:: Instructions to follow ::
Omit all pictures, then retype the data exactly as given.

--- --- ---

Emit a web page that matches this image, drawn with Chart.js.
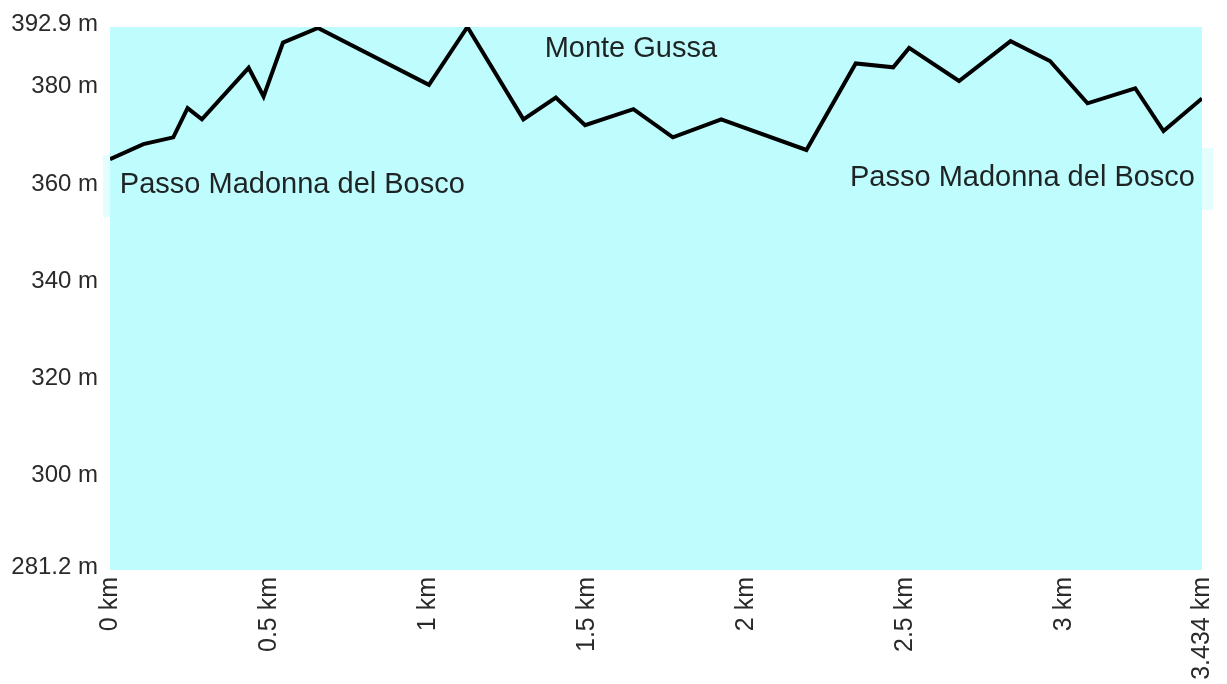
<!DOCTYPE html>
<html>
<head>
<meta charset="utf-8">
<script src="https://cdn.jsdelivr.net/npm/chart.js@4/dist/chart.umd.min.js"></script>
<style>
  html, body { margin: 0; padding: 0; background: #ffffff; }
  #wrap { width: 1227px; height: 684px; }
</style>
</head>
<body>
<div id="wrap"><canvas id="c" width="1227" height="684"></canvas></div>
<script>
// ---- data (distance in km, elevation in m) ----
const distanceKm = [0, 0.105, 0.199, 0.244, 0.289, 0.436, 0.483, 0.544, 0.654, 1.003, 1.124, 1.300, 1.402, 1.494, 1.646, 1.770, 1.922, 2.190, 2.345, 2.463, 2.513, 2.670, 2.832, 2.956, 3.074, 3.224, 3.313, 3.434];
const elevationM = [365.7, 368.8, 370.2, 376.2, 373.9, 384.5, 378.6, 389.7, 392.7, 381.0, 392.9, 373.9, 378.4, 372.7, 376.0, 370.2, 373.9, 367.6, 385.4, 384.6, 388.6, 381.8, 390.0, 385.9, 377.2, 380.3, 371.5, 378.2];

const xTickValues = [0, 0.5, 1, 1.5, 2, 2.5, 3, 3.434];
const yTickValues = [281.2, 300, 320, 340, 360, 380, 392.9];

const placeNames = ["Monte Gussa", "Passo Madonna del Bosco", "Passo Madonna del Bosco"];
const placeKm = [1.638, 0.031, 2.327];
const placeElev = [386.7, 358.75, 360.2];
const placeAlign = ["center", "left", "left"];

const PLOT_BG = '#bffcfd';
const LABEL_FONT = '29px "Liberation Sans", Arial, sans-serif';

const plotBackground = {
  id: 'plotBackground',
  beforeDraw(chart) {
    // pale label boxes, only visible where they spill past the plot edge
    const { ctx } = chart;
    const xs = chart.scales.x, ys = chart.scales.y;
    ctx.save();
    ctx.font = LABEL_FONT;
    ctx.fillStyle = '#e4fdfd';
    for (let i = 1; i < placeNames.length; i++) {
      const w = ctx.measureText(placeNames[i]).width;
      let x0 = xs.getPixelForValue(placeKm[i]);
      const yb = ys.getPixelForValue(placeElev[i]);
      if (placeAlign[i] === 'center') x0 -= w / 2;
      ctx.fillRect(x0 - 17, yb - 38, w + 35, 62);
    }
    ctx.restore();
  },
  beforeDatasetsDraw(chart) {
    const { ctx, chartArea: a } = chart;
    ctx.save();
    ctx.fillStyle = PLOT_BG;
    ctx.fillRect(a.left, a.top, a.right - a.left, a.bottom - a.top);
    ctx.restore();
  },
  afterDatasetsDraw(chart) {
    const { ctx } = chart;
    const xs = chart.scales.x, ys = chart.scales.y;
    ctx.save();
    ctx.font = LABEL_FONT;
    ctx.fillStyle = '#1e2424';
    ctx.textBaseline = 'alphabetic';
    for (let i = 0; i < placeNames.length; i++) {
      ctx.textAlign = placeAlign[i];
      ctx.fillText(placeNames[i], xs.getPixelForValue(placeKm[i]), ys.getPixelForValue(placeElev[i]));
    }
    ctx.restore();
  }
};

new Chart(document.getElementById('c'), {
  type: 'line',
  data: {
    datasets: [{
      data: distanceKm.map((x, i) => ({ x: x, y: elevationM[i] })),
      borderColor: '#000000',
      borderWidth: 4,
      borderJoinStyle: 'miter',
      pointRadius: 0,
      tension: 0,
      fill: false
    }]
  },
  options: {
    responsive: false,
    animation: false,
    layout: { padding: { left: 0, top: 27, right: 25, bottom: 0 } },
    plugins: { legend: { display: false }, tooltip: { enabled: false } },
    scales: {
      x: {
        type: 'linear',
        min: 0,
        max: 3.434,
        grid: { display: false, drawTicks: false },
        border: { display: false },
        afterBuildTicks(scale) { scale.ticks = xTickValues.map(v => ({ value: v })); },
        afterFit(scale) { scale.height = 114; scale.paddingLeft = 0; scale.paddingRight = 0; },
        ticks: {
          autoSkip: false,
          minRotation: 90,
          maxRotation: 90,
          padding: 7,
          color: '#2a2a2a',
          font: { family: '"Liberation Sans", Arial, sans-serif', size: 25 },
          callback: v => v + ' km'
        }
      },
      y: {
        type: 'linear',
        min: 281.2,
        max: 392.9,
        grid: { display: false, drawTicks: false },
        border: { display: false },
        afterBuildTicks(scale) { scale.ticks = yTickValues.map(v => ({ value: v })); },
        afterFit(scale) { scale.width = 110; },
        ticks: {
          autoSkip: false,
          padding: 12,
          labelOffset: -3,
          color: '#2a2a2a',
          font: { family: '"Liberation Sans", Arial, sans-serif', size: 24 },
          callback: v => v + ' m'
        }
      }
    }
  },
  plugins: [plotBackground]
});
</script>
</body>
</html>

--- --- ---

:: Task output ::
Emit a web page that matches this image, drawn with Chart.js.
<!DOCTYPE html>
<html>
<head>
<meta charset="utf-8">
<script src="https://cdn.jsdelivr.net/npm/chart.js@4/dist/chart.umd.min.js"></script>
<style>
  html, body { margin: 0; padding: 0; background: #ffffff; }
  #wrap { width: 1227px; height: 684px; }
</style>
</head>
<body>
<div id="wrap"><canvas id="c" width="1227" height="684"></canvas></div>
<script>
// ---- data (distance in km, elevation in m) ----
const distanceKm = [0, 0.105, 0.199, 0.244, 0.289, 0.436, 0.483, 0.544, 0.654, 1.003, 1.124, 1.300, 1.402, 1.494, 1.646, 1.770, 1.922, 2.190, 2.345, 2.463, 2.513, 2.670, 2.832, 2.956, 3.074, 3.224, 3.313, 3.434];
const elevationM = [365.7, 368.8, 370.2, 376.2, 373.9, 384.5, 378.6, 389.7, 392.7, 381.0, 392.9, 373.9, 378.4, 372.7, 376.0, 370.2, 373.9, 367.6, 385.4, 384.6, 388.6, 381.8, 390.0, 385.9, 377.2, 380.3, 371.5, 378.2];

const xTickValues = [0, 0.5, 1, 1.5, 2, 2.5, 3, 3.434];
const yTickValues = [281.2, 300, 320, 340, 360, 380, 392.9];

const placeNames = ["Monte Gussa", "Passo Madonna del Bosco", "Passo Madonna del Bosco"];
const placeKm = [1.638, 0.031, 2.327];
const placeElev = [386.7, 358.75, 360.2];
const placeAlign = ["center", "left", "left"];

const PLOT_BG = '#bffcfd';
const LABEL_FONT = '29px "Liberation Sans", Arial, sans-serif';

const plotBackground = {
  id: 'plotBackground',
  beforeDraw(chart) {
    // pale label boxes, only visible where they spill past the plot edge
    const { ctx } = chart;
    const xs = chart.scales.x, ys = chart.scales.y;
    ctx.save();
    ctx.font = LABEL_FONT;
    ctx.fillStyle = '#e4fdfd';
    for (let i = 1; i < placeNames.length; i++) {
      const w = ctx.measureText(placeNames[i]).width;
      let x0 = xs.getPixelForValue(placeKm[i]);
      const yb = ys.getPixelForValue(placeElev[i]);
      if (placeAlign[i] === 'center') x0 -= w / 2;
      ctx.fillRect(x0 - 17, yb - 38, w + 35, 62);
    }
    ctx.restore();
  },
  beforeDatasetsDraw(chart) {
    const { ctx, chartArea: a } = chart;
    ctx.save();
    ctx.fillStyle = PLOT_BG;
    ctx.fillRect(a.left, a.top, a.right - a.left, a.bottom - a.top);
    ctx.restore();
  },
  afterDatasetsDraw(chart) {
    const { ctx } = chart;
    const xs = chart.scales.x, ys = chart.scales.y;
    ctx.save();
    ctx.font = LABEL_FONT;
    ctx.fillStyle = '#1e2424';
    ctx.textBaseline = 'alphabetic';
    for (let i = 0; i < placeNames.length; i++) {
      ctx.textAlign = placeAlign[i];
      ctx.fillText(placeNames[i], xs.getPixelForValue(placeKm[i]), ys.getPixelForValue(placeElev[i]));
    }
    ctx.restore();
  }
};

new Chart(document.getElementById('c'), {
  type: 'line',
  data: {
    datasets: [{
      data: distanceKm.map((x, i) => ({ x: x, y: elevationM[i] })),
      borderColor: '#000000',
      borderWidth: 4,
      borderJoinStyle: 'miter',
      pointRadius: 0,
      tension: 0,
      fill: false
    }]
  },
  options: {
    responsive: false,
    animation: false,
    layout: { padding: { left: 0, top: 27, right: 25, bottom: 0 } },
    plugins: { legend: { display: false }, tooltip: { enabled: false } },
    scales: {
      x: {
        type: 'linear',
        min: 0,
        max: 3.434,
        grid: { display: false, drawTicks: false },
        border: { display: false },
        afterBuildTicks(scale) { scale.ticks = xTickValues.map(v => ({ value: v })); },
        afterFit(scale) { scale.height = 114; scale.paddingLeft = 0; scale.paddingRight = 0; },
        ticks: {
          autoSkip: false,
          minRotation: 90,
          maxRotation: 90,
          padding: 7,
          color: '#2a2a2a',
          font: { family: '"Liberation Sans", Arial, sans-serif', size: 25 },
          callback: v => v + ' km'
        }
      },
      y: {
        type: 'linear',
        min: 281.2,
        max: 392.9,
        grid: { display: false, drawTicks: false },
        border: { display: false },
        afterBuildTicks(scale) { scale.ticks = yTickValues.map(v => ({ value: v })); },
        afterFit(scale) { scale.width = 110; },
        ticks: {
          autoSkip: false,
          padding: 12,
          labelOffset: -3,
          color: '#2a2a2a',
          font: { family: '"Liberation Sans", Arial, sans-serif', size: 24 },
          callback: v => v + ' m'
        }
      }
    }
  },
  plugins: [plotBackground]
});
</script>
</body>
</html>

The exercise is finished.